The government has legislated for a free voter ID certificate applied via an online portal with certificates delivered by local councils. Apply on GOV.UK.
Whilst the certificate itself does not come with a charge – accessing it may not be cost-neutral. Voters may need to find somewhere to access a computer, pay for travel to a library or take time off work to match library opening hours. As the Joseph Rountree Foundation highlights:
“It’s not easy, or necessarily going to be a priority, to apply to your local authority for a free Voter Card if you’re working in an insecure job with irregular, unpredictable and long hours, or juggling multiple jobs to make ends meet while also managing caring responsibilities and health needs.”
Delays to legislation mean councils have very little time to prepare for these changes and notify voters of what they need to do if they don’t have ID before the elections in May.
Indeed, birth certificate. Photographic evidence will only be accepted if the jobs worth deem it as a recognisable likeness. Postal voting is likely to be more of a problem.
Had a postal vote for years.
The nearest post box is outside the polling station!
It seems my Wales travelcard( bus pass to the uninitiated) would be acceptable I.D.if I stopped doing that.
*This morning the government and Electoral Commission have launched a website to apply for a voter ID card, ahead of the ID requirement coming into force for local elections in May. The deadline is 5pm on Tuesday 25 April, and is only intended for the tiny number of UK voters who don’t already have a passport, driver’s licence or concessionary travel passes.Hardly the fascistic end to democracy being claimed by certain lefties…
The move has inexplicably been slammed as racist by woke campaign groups, who rely on the law of low expectations to argue BAME groups are more likely not to have any of the above three forms of ID, and so may be locked out of the democratic system.
To see just how racist the new system is, Guido applied for one of the new Voter IDs via the government website, using a stopwatch to time the process from stop to start.
All that’s required is a passport-style photo, and you National Insurance number.

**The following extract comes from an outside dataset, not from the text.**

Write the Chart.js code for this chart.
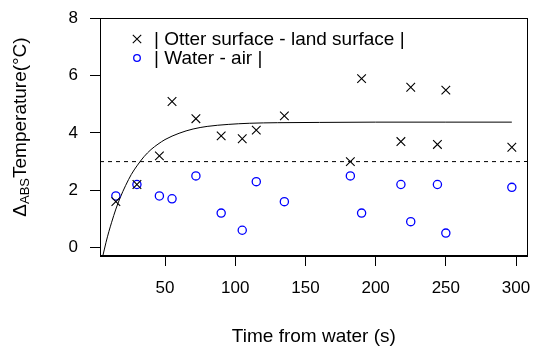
<!DOCTYPE html>
<html>
<head>
<meta charset="utf-8">
<script src="https://cdn.jsdelivr.net/npm/chart.js@4.4.0/dist/chart.umd.min.js"></script>
<style>
html,body{margin:0;padding:0;background:#fff}
#wrap{width:533px;height:346px}
</style>
</head>
<body>
<div id="wrap"><canvas id="c" width="533" height="346"></canvas></div>
<script>
// observations (time from water, seconds)
const timeSec   = [15, 30, 46, 55, 72, 90, 105, 115, 135, 182, 190, 218, 225, 244, 250, 297];
const otterLand = [1.6, 2.2, 3.2, 5.1, 4.5, 3.9, 3.8, 4.1, 4.6, 3.0, 5.9, 3.7, 5.6, 3.6, 5.5, 3.5];
const waterAir  = [1.8, 2.2, 1.8, 1.7, 2.5, 1.2, 0.6, 2.3, 1.6, 2.5, 1.2, 2.2, 0.9, 2.2, 0.5, 2.1];
// fitted curve
const fitX = [5.7, 8, 10, 12, 15, 18, 22, 26, 30, 35, 40, 45, 50, 60, 70, 80, 95, 110, 130, 160, 200, 250, 297];
const fitY = [-0.3, 0.18, 0.55, 0.88, 1.34, 1.73, 2.17, 2.55, 2.85, 3.17, 3.42, 3.61, 3.77, 3.99, 4.14, 4.23, 4.30, 4.34, 4.36, 4.37, 4.38, 4.38, 4.38];
const threshold = 3;
const xTicks = [50, 100, 150, 200, 250, 300];
const yTicks = [0, 2, 4, 6, 8];
const xRange = [3.7, 308.3];
const yRange = [-0.3, 8.02];
const seriesLabels = ['| Otter surface - land surface |', '| Water - air |'];

const FONT = 'Arial, "Liberation Sans", sans-serif';

const pts = ys => timeSec.map((x,i)=>({x, y:ys[i]}));

const boxPlugin = {
  id:'box',
  afterDatasetsDraw(chart){
    const a = chart.chartArea, c = chart.ctx;
    c.save();
    c.strokeStyle = '#000'; c.lineWidth = 1;
    c.strokeRect(Math.round(a.left)+0.5, Math.round(a.top)+0.5, Math.round(a.right-a.left)-1, Math.round(a.bottom-a.top)-1);
    c.restore();
  }
};

const legendPlugin = {
  id:'rlegend',
  afterDraw(chart){
    const c = chart.ctx;
    c.save();
    c.font = '19px ' + FONT;
    c.textBaseline = 'middle';
    c.fillStyle = '#000';
    [0,1].forEach(i=>{
      const ds = chart.data.datasets[i];
      const cx = 137, cy = 39 + i*19;
      c.strokeStyle = ds.borderColor; c.lineWidth = ds.borderWidth;
      c.beginPath();
      if(ds.pointStyle==='crossRot'){
        const d = 4.2;
        c.moveTo(cx-d,cy-d); c.lineTo(cx+d,cy+d);
        c.moveTo(cx-d,cy+d); c.lineTo(cx+d,cy-d);
      } else {
        c.arc(cx, cy, 3.3, 0, Math.PI*2);
      }
      c.stroke();
      c.fillText(ds.label, 154, cy+1);
    });
    c.restore();
  }
};

const yTitlePlugin = {
  id:'ytitle',
  afterDraw(chart){
    const c = chart.ctx;
    c.save();
    c.fillStyle = '#000';
    c.translate(21, 127);
    c.rotate(-Math.PI/2);
    c.textBaseline = 'middle';
    const big = '19px ' + FONT, small = '13px ' + FONT;
    const parts = [['\u0394', big, 0], ['ABS', small, 4], ['Temperature(\u00B0C)', big, 0]];
    let total = 0;
    parts.forEach(p=>{ c.font = p[1]; total += c.measureText(p[0]).width; });
    let x = -total/2;
    parts.forEach(p=>{ c.font = p[1]; c.fillText(p[0], x, p[2]); x += c.measureText(p[0]).width; });
    c.restore();
  }
};

new Chart(document.getElementById('c').getContext('2d'), {
  type:'scatter',
  data:{ datasets:[
    { label:seriesLabels[0], data:pts(otterLand), pointStyle:'crossRot', radius:6.1, borderColor:'#000', borderWidth:1.1 },
    { label:seriesLabels[1], data:pts(waterAir), pointStyle:'circle', radius:4.1, borderColor:'#0000ff', backgroundColor:'rgba(0,0,0,0)', borderWidth:1.3 },
    { label:'fit', data:fitX.map((x,i)=>({x, y:fitY[i]})), showLine:true, pointRadius:0, borderColor:'#000', borderWidth:1, cubicInterpolationMode:'monotone' },
    { label:'threshold', data:[{x:xRange[0], y:threshold}, {x:xRange[1], y:threshold}], showLine:true, pointRadius:0, borderColor:'#000', borderWidth:1, borderDash:[4,4] }
  ]},
  options:{
    responsive:false, animation:false, events:[],
    layout:{ autoPadding:false, padding:{ top:18, right:5.3, left:0, bottom:0 } },
    plugins:{ legend:{display:false}, tooltip:{enabled:false} },
    scales:{
      x:{ type:'linear', min:xRange[0], max:xRange[1],
        afterBuildTicks:s=>{ s.ticks = xTicks.map(v=>({value:v})); },
        afterFit:s=>{ s.height = 90; s.paddingLeft = 0; s.paddingRight = 0; },
        grid:{ drawOnChartArea:false, tickLength:10, color:'#000' },
        border:{ color:'#000' },
        ticks:{ color:'#000', font:{family:FONT, size:17}, padding:12, maxRotation:0 },
        title:{ display:true, text:'Time from water (s)', color:'#000', font:{family:FONT, size:19}, padding:{top:0, bottom:-2} } },
      y:{ type:'linear', min:yRange[0], max:yRange[1],
        afterBuildTicks:s=>{ s.ticks = yTicks.map(v=>({value:v})); },
        afterFit:s=>{ s.width = 100; s.paddingTop = 0; s.paddingBottom = 0; },
        grid:{ drawOnChartArea:false, tickLength:10, color:'#000' },
        border:{ color:'#000' },
        ticks:{ color:'#000', font:{family:FONT, size:17}, padding:12 } }
    }
  },
  plugins:[boxPlugin, legendPlugin, yTitlePlugin]
});
</script>
</body>
</html>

With neither of these prepared in advance before starting the online form, Guido still managed to whizz through it in just three minutes and 18 seconds. All you need to know are your name and address. To argue ethnic minorities are unable to do this frankly seems racist…
The research I have seen suggested the ID requirements may be discriminatory (but not necessarily “racist”)

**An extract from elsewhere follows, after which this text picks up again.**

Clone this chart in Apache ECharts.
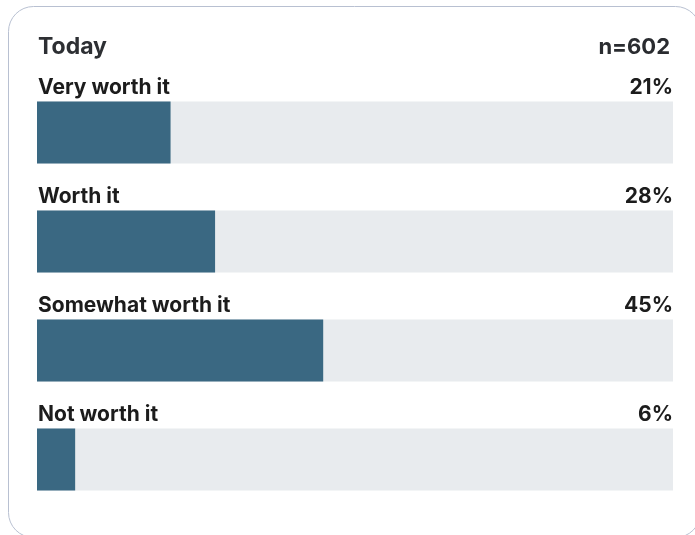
<!DOCTYPE html>
<html>
<head>
<meta charset="utf-8">
<script src="https://cdn.jsdelivr.net/npm/echarts@6/dist/echarts.min.js"></script>
<style>
  html, body { margin: 0; padding: 0; background: #ffffff; }
  #chart { width: 695px; height: 535px; }
</style>
</head>
<body>
<div id="chart"></div>
<script>
// Survey responses for "Today"
const categories = ['Very worth it', 'Worth it', 'Somewhat worth it', 'Not worth it'];
const shares = [21, 28, 45, 6];
const fullScale = [100, 100, 100, 100];
const sampleLabel = 'n=602';
const panelTitle = 'Today';

const FONT = 'Inter, "Noto Sans", sans-serif';
const chart = echarts.init(document.getElementById('chart'), null, { renderer: 'canvas' });

chart.setOption({
  animation: false,
  grid: { left: 37, right: 22, top: 78, bottom: 21, containLabel: false },
  xAxis: { type: 'value', min: 0, max: 100, show: false },
  yAxis: {
    type: 'category', data: categories, inverse: true,
    show: false
  },
  graphic: [
    {
      type: 'rect', silent: true, z: -10,
      shape: { x: 8.5, y: 6.5, width: 692, height: 531, r: 25 },
      style: { fill: '#ffffff', stroke: '#b8c0d1', lineWidth: 1 }
    },
    {
      type: 'text', left: 38, top: 36,
      style: { text: panelTitle, fontFamily: FONT, fontSize: 23, fontWeight: 700, fill: '#2d2f33' }
    },
    {
      type: 'text', right: 25, top: 36,
      style: { text: sampleLabel, fontFamily: FONT, fontSize: 22, fontWeight: 700, fill: '#2a2c30', align: 'right' }
    }
  ],
  series: [
    {
      type: 'bar', data: fullScale, barWidth: 62, barGap: '-100%', silent: true,
      itemStyle: { color: '#e8ebee' },
      label: {
        show: true, position: ['100%', -14],
        align: 'right', verticalAlign: 'middle',
        formatter: (p) => shares[p.dataIndex] + '%',
        fontFamily: FONT, fontSize: 21, fontWeight: 700, color: '#1c1c1c'
      },
      z: 1
    },
    {
      type: 'bar', data: shares, barWidth: 62, barGap: '-100%', silent: true,
      itemStyle: { color: '#3a6882' },
      label: {
        show: true, position: [1, -14],
        align: 'left', verticalAlign: 'middle',
        formatter: (p) => categories[p.dataIndex],
        fontFamily: FONT, fontSize: 21, fontWeight: 700, color: '#1c1c1c'
      },
      z: 2
    }
  ]
});
</script>
</body>
</html>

The differences reported by the official government research and survey showed the different demographics re being less likely to have photo ID or being less likely to apply for it or a disincentive to vote were not related to race but related to disabilities, lower levels of education and older age groups.

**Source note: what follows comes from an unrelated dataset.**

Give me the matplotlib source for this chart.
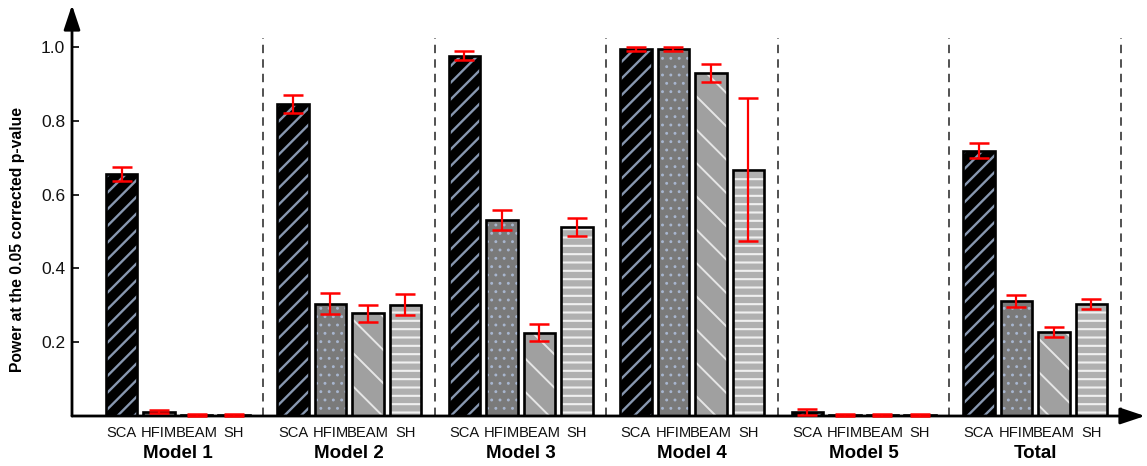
import matplotlib
matplotlib.use("Agg")
import matplotlib.pyplot as plt
import numpy as np

plt.rcParams['font.family'] = ['Liberation Sans', 'DejaVu Sans']

groups = ["Model 1", "Model 2", "Model 3", "Model 4", "Model 5", "Total"]
methods = ["SCA", "HFIM", "BEAM", "SH"]

sca = [0.655, 0.846, 0.976, 0.995, 0.012, 0.719]
hfim = [0.012, 0.304, 0.531, 0.995, 0.003, 0.312]
beam = [0.003, 0.278, 0.226, 0.930, 0.003, 0.227]
sh = [0.003, 0.302, 0.513, 0.668, 0.003, 0.303]

sca_err = [0.019, 0.024, 0.012, 0.006, 0.008, 0.020]
hfim_err = [0.005, 0.028, 0.028, 0.005, 0.002, 0.016]
beam_err = [0.002, 0.024, 0.024, 0.024, 0.002, 0.013]
sh_err = [0.002, 0.029, 0.024, 0.193, 0.002, 0.013]

values = [sca, hfim, beam, sh]
errors = [sca_err, hfim_err, beam_err, sh_err]

faces = ['#000000', '#7a7a7a', '#a0a0a0', '#b0b0b0']
hatch_cols = ['#8797b0', '#a8b6cf', '#e6e6e6', '#f0f0f0']
hatches = ['//', '..', '\\', '--']
hatch_lw = [1.7, 0.9, 1.4, 1.5]

W, H = 1147, 466
fig = plt.figure(figsize=(W / 100, H / 100), dpi=100)
ax_l, ax_r, ax_b, ax_t = 72, 1128, 416, 25
ax = fig.add_axes([ax_l / W, (H - ax_b) / H, (ax_r - ax_l) / W, (ax_b - ax_t) / H])

px_per_unit = 37.5
px_per_y = 369.0
ax.set_xlim(-49.5 / px_per_unit, -49.5 / px_per_unit + (ax_r - ax_l) / px_per_unit)
ax.set_ylim(0, (ax_b - ax_t) / px_per_y)

stride = 4.573
width = 0.83
group_x = np.arange(len(groups)) * stride

for i in range(4):
    x = group_x + i
    with plt.rc_context({'hatch.linewidth': hatch_lw[i]}):
        ax.bar(x, values[i], width, color=faces[i], edgecolor=hatch_cols[i],
               hatch=hatches[i], linewidth=0, zorder=2)
    ax.bar(x, values[i], width, fill=False, edgecolor='black', linewidth=1.9, zorder=3)
    ax.errorbar(x, values[i], yerr=errors[i], fmt='none', ecolor='red',
                elinewidth=1.6, capsize=7.5, capthick=1.8, zorder=4, clip_on=False)

# dashed separators
for gx in group_x:
    ax.vlines(gx + 3 + (stride - 3) / 2, 0.0, 1.025, colors='#222222',
              linestyles=(0, (5.5, 4)), linewidth=1.1, zorder=1)

# x tick labels (methods)
xt = np.concatenate([group_x + i for i in range(4)])
xl = [m for m in methods for _ in groups]
ax.set_xticks(xt)
ax.set_xticklabels(xl, fontsize=10.6, color='#111111')
ax.tick_params(axis='x', length=0, pad=7)

for gx, g in zip(group_x, groups):
    ax.annotate(g, xy=(gx + 1.5, 0), xycoords=('data', 'axes fraction'),
                xytext=(0, -37), textcoords='offset pixels', ha='center', va='center',
                fontsize=13.5, fontweight='bold', annotation_clip=False)

ax.set_yticks([0.2, 0.4, 0.6, 0.8, 1.0])
ax.set_yticklabels(['0.2', '0.4', '0.6', '0.8', '1.0'])
ax.tick_params(axis='y', direction='in', length=5, width=1.2, labelsize=12.5, pad=5,
               labelcolor='#111111')
ax.set_ylabel('Power at the 0.05 corrected p-value', fontsize=11.3, fontweight='bold')
ax.yaxis.set_label_coords((25 - ax_l) / (ax_r - ax_l), (ax_b - 239) / (ax_b - ax_t))

for s in ax.spines.values():
    s.set_visible(False)

# axis arrows
ax.annotate('', xy=(0, 1 + (ax_t - 5) / (ax_b - ax_t)), xycoords='axes fraction',
            xytext=(0, 0), textcoords='axes fraction',
            arrowprops=dict(arrowstyle='-|>,head_length=1.5,head_width=0.5',
                            color='black', lw=2, shrinkA=0, shrinkB=0, mutation_scale=10),
            annotation_clip=False)
ax.annotate('', xy=((1145 - ax_l) / (ax_r - ax_l), 0), xycoords='axes fraction',
            xytext=(0, 0), textcoords='axes fraction',
            arrowprops=dict(arrowstyle='-|>,head_length=1.5,head_width=0.5',
                            color='black', lw=2, shrinkA=0, shrinkB=0, mutation_scale=10),
            annotation_clip=False)

fig.savefig('out.png', dpi=100)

The differences between each of those groups was only a matter of a couple of % but some of the differences were quite marked.
For example,
“… there was a clear link between disability and perceptions of difficulty: 12% of respondents with a severely limiting disability and eight per cent of those with a somewhat limiting difficulty said that having to present photo ID at the polling station would make voting difficult, compared with four per cent of those with no disability.”
This is from the Government’s own published research.